* TASK BRIEF *
Would you transcribe the listing that follows, character for character, and omit its images?

-- begin DATA IN THIS EXERCISE --

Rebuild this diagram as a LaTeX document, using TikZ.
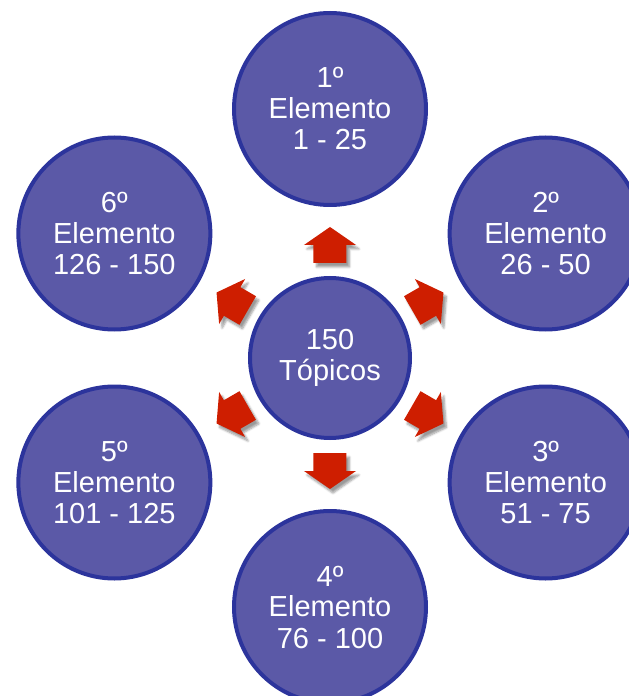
\documentclass[tikz,border=0pt]{standalone}
\usepackage{fontspec}
\setmainfont{Liberation Sans}
\usetikzlibrary{shadows.blur}
\definecolor{roxo}{RGB}{91,89,167}
\definecolor{azul}{RGB}{44,52,156}
\definecolor{vermelho}{RGB}{206,30,0}
\tikzset{
  bola/.style={circle, fill=roxo, draw=azul, line width=4pt, text=white,
    align=center, inner sep=0pt, font=\fontsize{29}{31}\selectfont},
  seta/.pic={
    \fill[vermelho, blur shadow={shadow xshift=3pt, shadow yshift=-4pt,
      shadow blur steps=6, shadow opacity=40}]
      (-18,-16.5) -- (0,-16.5) -- (0,-26) -- (18,0) -- (0,26)
      -- (0,16.5) -- (-18,16.5) -- cycle;
  }
}
\begin{document}
\begin{tikzpicture}[x=1pt,y=1pt]
\useasboundingbox (-330,-338) rectangle (299,358);
% centro
\node[bola, minimum size=160pt] (centro) at (0,0) {150\\Tópicos};
% elementos
\node[bola, minimum size=192pt] (e1) at (90:249) {1º\\Elemento\\1 - 25};
\node[bola, minimum size=192pt] (e2) at (30:249) {2º\\Elemento\\26 - 50};
\node[bola, minimum size=192pt] (e3) at (-30:249) {3º\\Elemento\\51 - 75};
\node[bola, minimum size=192pt] (e4) at (-90:249) {4º\\Elemento\\76 - 100};
\node[bola, minimum size=192pt] (e5) at (-150:249) {5º\\Elemento\\101 - 125};
\node[bola, minimum size=192pt] (e6) at (150:249) {6º\\Elemento\\126 - 150};
% setas
\pic[rotate=90] at (90:113) {seta};
\pic[rotate=30] at (30:113) {seta};
\pic[rotate=-30] at (-30:113) {seta};
\pic[rotate=-90] at (-90:113) {seta};
\pic[rotate=-150] at (-150:113) {seta};
\pic[rotate=150] at (150:113) {seta};
\end{tikzpicture}
\end{document}
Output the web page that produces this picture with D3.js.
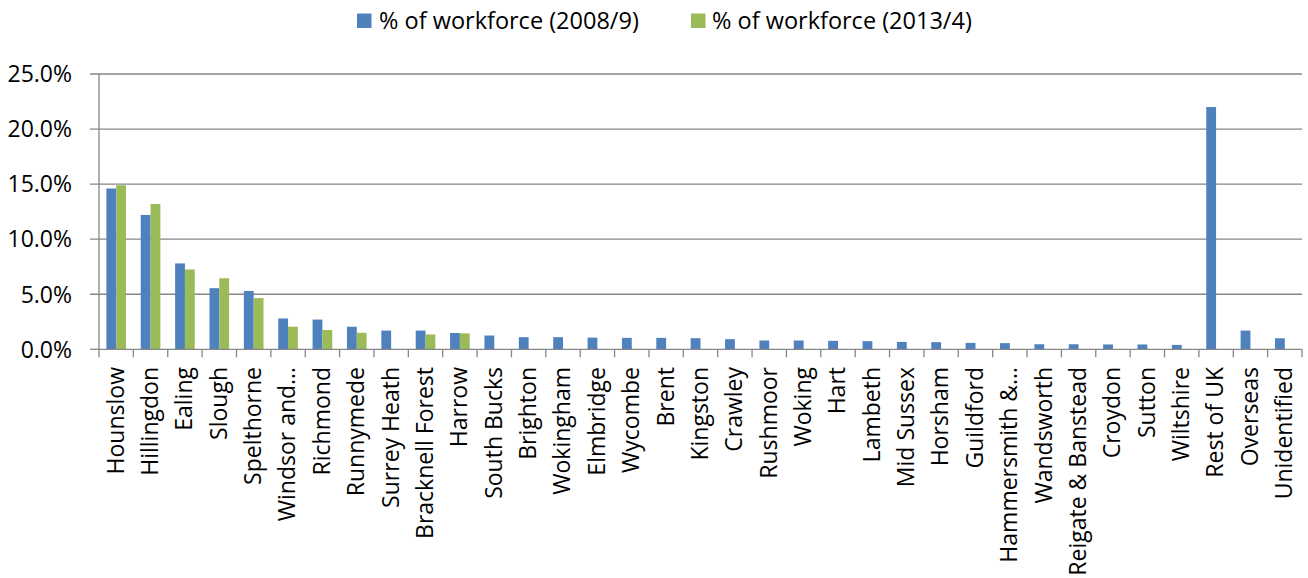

-- end DATA IN THIS EXERCISE --

* WRITTEN RESPONSE *
Rebuild this diagram as a LaTeX document, using TikZ.
\documentclass[tikz,border=0pt]{standalone}
\usepackage{fontspec}
\setmainfont{Liberation Sans}
\usetikzlibrary{shadows.blur}
\definecolor{roxo}{RGB}{91,89,167}
\definecolor{azul}{RGB}{44,52,156}
\definecolor{vermelho}{RGB}{206,30,0}
\tikzset{
  bola/.style={circle, fill=roxo, draw=azul, line width=4pt, text=white,
    align=center, inner sep=0pt, font=\fontsize{29}{31}\selectfont},
  seta/.pic={
    \fill[vermelho, blur shadow={shadow xshift=3pt, shadow yshift=-4pt,
      shadow blur steps=6, shadow opacity=40}]
      (-18,-16.5) -- (0,-16.5) -- (0,-26) -- (18,0) -- (0,26)
      -- (0,16.5) -- (-18,16.5) -- cycle;
  }
}
\begin{document}
\begin{tikzpicture}[x=1pt,y=1pt]
\useasboundingbox (-330,-338) rectangle (299,358);
% centro
\node[bola, minimum size=160pt] (centro) at (0,0) {150\\Tópicos};
% elementos
\node[bola, minimum size=192pt] (e1) at (90:249) {1º\\Elemento\\1 - 25};
\node[bola, minimum size=192pt] (e2) at (30:249) {2º\\Elemento\\26 - 50};
\node[bola, minimum size=192pt] (e3) at (-30:249) {3º\\Elemento\\51 - 75};
\node[bola, minimum size=192pt] (e4) at (-90:249) {4º\\Elemento\\76 - 100};
\node[bola, minimum size=192pt] (e5) at (-150:249) {5º\\Elemento\\101 - 125};
\node[bola, minimum size=192pt] (e6) at (150:249) {6º\\Elemento\\126 - 150};
% setas
\pic[rotate=90] at (90:113) {seta};
\pic[rotate=30] at (30:113) {seta};
\pic[rotate=-30] at (-30:113) {seta};
\pic[rotate=-90] at (-90:113) {seta};
\pic[rotate=-150] at (-150:113) {seta};
\pic[rotate=150] at (150:113) {seta};
\end{tikzpicture}
\end{document}
Output the web page that produces this picture with D3.js.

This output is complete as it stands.